Oops...Watch Reputation Managers Become Reputation Arsonists
Every once in awhile, we all take stock of our careers, reviewing the ups and downs.
For me, it’s been quite a ride since cutting the cord in 2010, never returning to an office again. Spending a decade as an OG digital nomad. Globetrotting for work and play. Breaking and resetting the rules governing my career trajectory.
It’s reading stories like the New York Times’ attempt at an exposé of a reputation management that make me thankful to have found this existence and have left the world of big communications firms.
Terakeet. Woof. Reading bad stuff about people in your industry should rarely be viewed as a positive, but it’s truly excellent when bad actors are called out. An industry’s weakest link holds everyone back, so I always believe it a duty to talk when someone or something crosses a line in the communications world.
The Times has its issues, but it does collect its receipts well, and it looks to have accurately reported on Terakeet as a loose operation with questionable ethics and poor results.
Unfortunately, there’s also a headscratchingly strong volume of the Tarnished Grey Lady’s reporting that features dumb journalist thinking about industry standard tactics.
Monitoring reports are painted as some sort of dark corporate spycraft, instead of regular business document production. A good 80% of the details of the story are mischaracterizations of regular and ethical work.
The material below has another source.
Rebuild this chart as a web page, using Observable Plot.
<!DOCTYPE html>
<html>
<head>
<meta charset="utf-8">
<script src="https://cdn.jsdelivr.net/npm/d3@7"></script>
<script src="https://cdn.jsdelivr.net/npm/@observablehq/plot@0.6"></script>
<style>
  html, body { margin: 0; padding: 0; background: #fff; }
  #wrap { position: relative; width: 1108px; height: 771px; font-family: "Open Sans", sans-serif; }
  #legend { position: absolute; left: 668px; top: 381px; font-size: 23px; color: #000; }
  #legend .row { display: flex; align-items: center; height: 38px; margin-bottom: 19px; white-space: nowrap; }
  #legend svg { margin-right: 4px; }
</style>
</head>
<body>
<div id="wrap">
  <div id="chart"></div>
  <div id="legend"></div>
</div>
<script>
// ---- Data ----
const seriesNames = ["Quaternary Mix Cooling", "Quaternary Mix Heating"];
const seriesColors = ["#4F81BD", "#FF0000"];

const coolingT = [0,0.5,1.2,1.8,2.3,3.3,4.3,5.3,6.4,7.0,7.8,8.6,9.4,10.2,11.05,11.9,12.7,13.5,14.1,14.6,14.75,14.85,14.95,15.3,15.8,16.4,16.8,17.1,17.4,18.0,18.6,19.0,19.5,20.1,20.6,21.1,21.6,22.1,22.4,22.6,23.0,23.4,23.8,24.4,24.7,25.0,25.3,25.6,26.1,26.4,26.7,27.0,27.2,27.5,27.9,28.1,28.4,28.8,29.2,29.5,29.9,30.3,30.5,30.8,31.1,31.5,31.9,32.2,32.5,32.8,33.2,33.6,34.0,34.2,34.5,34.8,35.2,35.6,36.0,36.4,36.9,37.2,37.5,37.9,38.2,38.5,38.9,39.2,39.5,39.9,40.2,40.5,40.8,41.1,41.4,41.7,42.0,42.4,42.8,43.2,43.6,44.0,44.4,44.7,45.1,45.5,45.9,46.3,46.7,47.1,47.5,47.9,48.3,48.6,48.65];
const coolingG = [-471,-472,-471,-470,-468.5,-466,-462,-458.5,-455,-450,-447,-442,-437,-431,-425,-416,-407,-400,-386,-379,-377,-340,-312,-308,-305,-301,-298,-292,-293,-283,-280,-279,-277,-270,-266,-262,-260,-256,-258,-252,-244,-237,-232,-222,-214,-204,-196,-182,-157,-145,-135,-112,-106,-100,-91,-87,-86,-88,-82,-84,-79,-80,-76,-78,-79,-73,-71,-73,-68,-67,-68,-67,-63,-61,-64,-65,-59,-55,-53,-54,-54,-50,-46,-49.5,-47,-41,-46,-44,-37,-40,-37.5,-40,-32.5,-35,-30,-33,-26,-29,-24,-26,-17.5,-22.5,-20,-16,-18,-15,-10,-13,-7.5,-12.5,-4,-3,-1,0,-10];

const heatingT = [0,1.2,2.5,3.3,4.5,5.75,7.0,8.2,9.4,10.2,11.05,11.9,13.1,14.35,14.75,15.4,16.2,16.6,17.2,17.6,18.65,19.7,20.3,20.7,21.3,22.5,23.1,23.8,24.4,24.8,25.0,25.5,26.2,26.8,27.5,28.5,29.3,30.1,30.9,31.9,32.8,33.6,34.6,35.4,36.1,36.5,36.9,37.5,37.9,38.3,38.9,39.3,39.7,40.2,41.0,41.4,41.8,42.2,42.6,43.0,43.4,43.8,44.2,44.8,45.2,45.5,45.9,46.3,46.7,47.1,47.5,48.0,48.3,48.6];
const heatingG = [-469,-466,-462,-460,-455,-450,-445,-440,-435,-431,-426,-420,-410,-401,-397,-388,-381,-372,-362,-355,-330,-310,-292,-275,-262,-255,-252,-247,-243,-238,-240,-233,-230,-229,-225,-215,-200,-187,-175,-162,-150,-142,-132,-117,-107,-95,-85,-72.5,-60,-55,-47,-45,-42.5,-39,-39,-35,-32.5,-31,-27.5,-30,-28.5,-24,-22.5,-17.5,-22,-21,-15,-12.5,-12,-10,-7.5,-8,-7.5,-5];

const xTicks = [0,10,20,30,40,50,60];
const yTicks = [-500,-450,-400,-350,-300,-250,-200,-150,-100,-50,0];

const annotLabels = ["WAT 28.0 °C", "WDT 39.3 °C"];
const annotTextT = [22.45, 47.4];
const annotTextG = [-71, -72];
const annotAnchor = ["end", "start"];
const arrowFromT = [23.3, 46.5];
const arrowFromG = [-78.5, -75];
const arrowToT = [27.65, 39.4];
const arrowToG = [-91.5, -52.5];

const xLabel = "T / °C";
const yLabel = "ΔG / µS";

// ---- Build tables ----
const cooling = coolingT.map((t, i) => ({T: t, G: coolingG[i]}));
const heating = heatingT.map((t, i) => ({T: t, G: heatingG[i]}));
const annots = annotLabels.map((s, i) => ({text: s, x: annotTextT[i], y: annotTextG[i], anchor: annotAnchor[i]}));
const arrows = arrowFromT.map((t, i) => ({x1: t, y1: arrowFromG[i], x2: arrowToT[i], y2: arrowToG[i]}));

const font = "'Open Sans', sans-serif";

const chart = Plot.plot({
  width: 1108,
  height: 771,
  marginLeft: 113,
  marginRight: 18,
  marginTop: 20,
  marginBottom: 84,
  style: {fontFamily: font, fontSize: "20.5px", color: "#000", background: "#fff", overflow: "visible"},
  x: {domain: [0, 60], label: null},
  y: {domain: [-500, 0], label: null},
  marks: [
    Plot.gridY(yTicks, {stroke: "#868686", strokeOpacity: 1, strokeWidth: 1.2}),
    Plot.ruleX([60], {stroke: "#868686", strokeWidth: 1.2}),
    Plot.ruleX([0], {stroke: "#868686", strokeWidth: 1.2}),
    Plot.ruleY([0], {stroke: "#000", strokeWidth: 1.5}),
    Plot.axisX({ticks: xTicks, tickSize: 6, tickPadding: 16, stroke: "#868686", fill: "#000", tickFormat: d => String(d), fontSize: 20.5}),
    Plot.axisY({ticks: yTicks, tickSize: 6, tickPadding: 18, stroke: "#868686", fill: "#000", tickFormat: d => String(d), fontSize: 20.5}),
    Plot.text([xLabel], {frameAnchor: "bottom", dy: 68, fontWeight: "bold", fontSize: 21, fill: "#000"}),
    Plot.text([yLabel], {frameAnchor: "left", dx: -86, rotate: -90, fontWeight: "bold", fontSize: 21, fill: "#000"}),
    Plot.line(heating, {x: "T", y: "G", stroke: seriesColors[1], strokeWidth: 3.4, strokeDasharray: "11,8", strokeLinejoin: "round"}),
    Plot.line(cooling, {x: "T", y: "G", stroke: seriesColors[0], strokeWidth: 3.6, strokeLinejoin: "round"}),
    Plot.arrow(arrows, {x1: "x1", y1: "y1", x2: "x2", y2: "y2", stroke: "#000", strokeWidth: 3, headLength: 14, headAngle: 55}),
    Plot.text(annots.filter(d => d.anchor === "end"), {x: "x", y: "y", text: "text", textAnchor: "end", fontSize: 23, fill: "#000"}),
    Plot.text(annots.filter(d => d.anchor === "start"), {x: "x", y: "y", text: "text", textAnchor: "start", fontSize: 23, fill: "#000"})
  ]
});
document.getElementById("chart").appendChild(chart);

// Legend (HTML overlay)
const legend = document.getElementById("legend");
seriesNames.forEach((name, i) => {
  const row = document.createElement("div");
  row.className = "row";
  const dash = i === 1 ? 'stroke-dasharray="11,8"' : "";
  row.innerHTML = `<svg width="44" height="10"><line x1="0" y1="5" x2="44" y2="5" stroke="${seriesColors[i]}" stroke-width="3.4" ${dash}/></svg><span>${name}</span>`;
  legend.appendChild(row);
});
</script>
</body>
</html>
There are many thin-skinned reporters who jump at the thought of being on a media list, as if it’s some sort of offensive act.
The reporter acts as if there’s something dodgy in controlling one’s own results on Google. Corporations are people, but they deserve the right to tell their story as much as any person. That’s a hallmark of a society that extols the virtue in protection of speech.
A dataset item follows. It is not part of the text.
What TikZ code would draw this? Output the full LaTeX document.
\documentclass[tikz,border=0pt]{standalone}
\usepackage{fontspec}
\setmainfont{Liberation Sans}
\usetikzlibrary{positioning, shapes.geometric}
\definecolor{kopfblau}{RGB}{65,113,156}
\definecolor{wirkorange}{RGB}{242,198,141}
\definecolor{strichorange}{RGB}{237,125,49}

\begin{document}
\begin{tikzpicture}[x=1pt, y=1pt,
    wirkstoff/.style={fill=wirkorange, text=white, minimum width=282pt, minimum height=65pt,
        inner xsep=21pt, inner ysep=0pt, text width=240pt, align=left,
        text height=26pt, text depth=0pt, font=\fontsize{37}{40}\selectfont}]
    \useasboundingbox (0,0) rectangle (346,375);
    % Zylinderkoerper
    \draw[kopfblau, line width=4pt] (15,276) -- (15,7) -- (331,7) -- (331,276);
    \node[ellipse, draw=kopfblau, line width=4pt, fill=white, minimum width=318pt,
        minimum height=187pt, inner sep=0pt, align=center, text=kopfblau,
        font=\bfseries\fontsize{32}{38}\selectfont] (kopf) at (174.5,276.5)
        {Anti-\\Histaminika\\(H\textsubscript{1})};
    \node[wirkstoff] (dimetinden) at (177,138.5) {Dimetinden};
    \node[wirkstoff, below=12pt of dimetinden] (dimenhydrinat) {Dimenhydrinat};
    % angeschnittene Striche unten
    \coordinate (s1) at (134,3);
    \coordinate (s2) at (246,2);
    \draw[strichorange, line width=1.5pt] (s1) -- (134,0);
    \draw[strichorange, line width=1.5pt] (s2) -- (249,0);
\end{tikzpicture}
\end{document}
And it’s asinine to expect that communicators aren’t going to use technology in their daily work. Technical services, like Terakeet’s SEO and GEO, is a mighty but small part of the overall spectrum of projects overseen by a communications department. They shouldn’t be faulted for understanding fundamentals of how the internet works, unlike the New York Times.
But it’s been painfully obvious for years that tactics using AI are open to enhanced scrutiny. That’s a demerit for Terakeet. Plus, someone inside the firm leaked like a sieve to a reporter. A bigger demerit.
It’s hard to know anything definitive about Terakeet’s guilt without knowing all the facts, but Terakeet's initial defense has been weak. Most crucially, they just Streisand Effect'ed their client, Kathryn Ruemmler into an awfully bleak professional future (which she deserves as someone who looked the other way on Jeffrey Epstein.
For better or worse, expect to see this play out in courts soon. It’s a terrible look, no matter how it eventually plays out.
Real reputation management is about skillfully recrafting your narrative to improve your standing and bottom-line. Not about skillfully recrafting facts to obscure truth.
Generating a track record of trust and respect that stands above previous mistakes. Not erasing and categorically denying mistakes.
But the real lesson: don’t just take any bag of cash and then expect to avoid scrutiny. When you take on the most controversial clients, particularly foreign agents, expect to become part of the story.
You get a media frenzy about the existence of professional communications consultants. It’s as if every smart businessperson in the world suddenly doesn’t have a senior executive on speed dial. Strategic communications is a C-Suite level function, but many reporters still let their scorn of private sector operations have an influence on their objectivity.
Personally, it was fun getting into it live on-air in primetime with CNN hosts when they mistakenly pegged me as some sort of alt-right operative. That just came with the territory of being the one to drop a news bombshell that was the top trending topic on Twitter for a full two weeks.
It was popcorn theater to watch the news establishment go to pieces, alleging communicator themselves are automatically bad people. It’s why I’ve always felt like crisis consultants should be a bit like lawyers – available to anyone who’s had the spotlight thrust upon them. There will be no mercy and no mistakes allowed.
[Editor's Aside: That’s not to let the Grey Lady off easy, which is inexplicably self-assassinating it's own reputation. Long ago, their headline editors made the paper into a mockery that’s not worth a subscription. In the Terakeet case, it failed to convey the real implication of the firm’s involvement, which isn’t fair to the subject. Media accountability is more necessary than ever right now, but that’s a whole other article.]
And now we see Terakeet’s feet held to the fire as the industry’s annual sacrificial lamb.
For now, Terakeet will take some big lumps. Maybe they respond authentically, and maybe they don’t. Now it’s time to wait and see how this existential risk plays out for an ostensibly successful company.
Will they walk the walk in reputation management or justify media skepticism. We’ll know in the next week or so.
And for the communications industry, it's a golden opportunity to really show what it takes to do the job with integrity.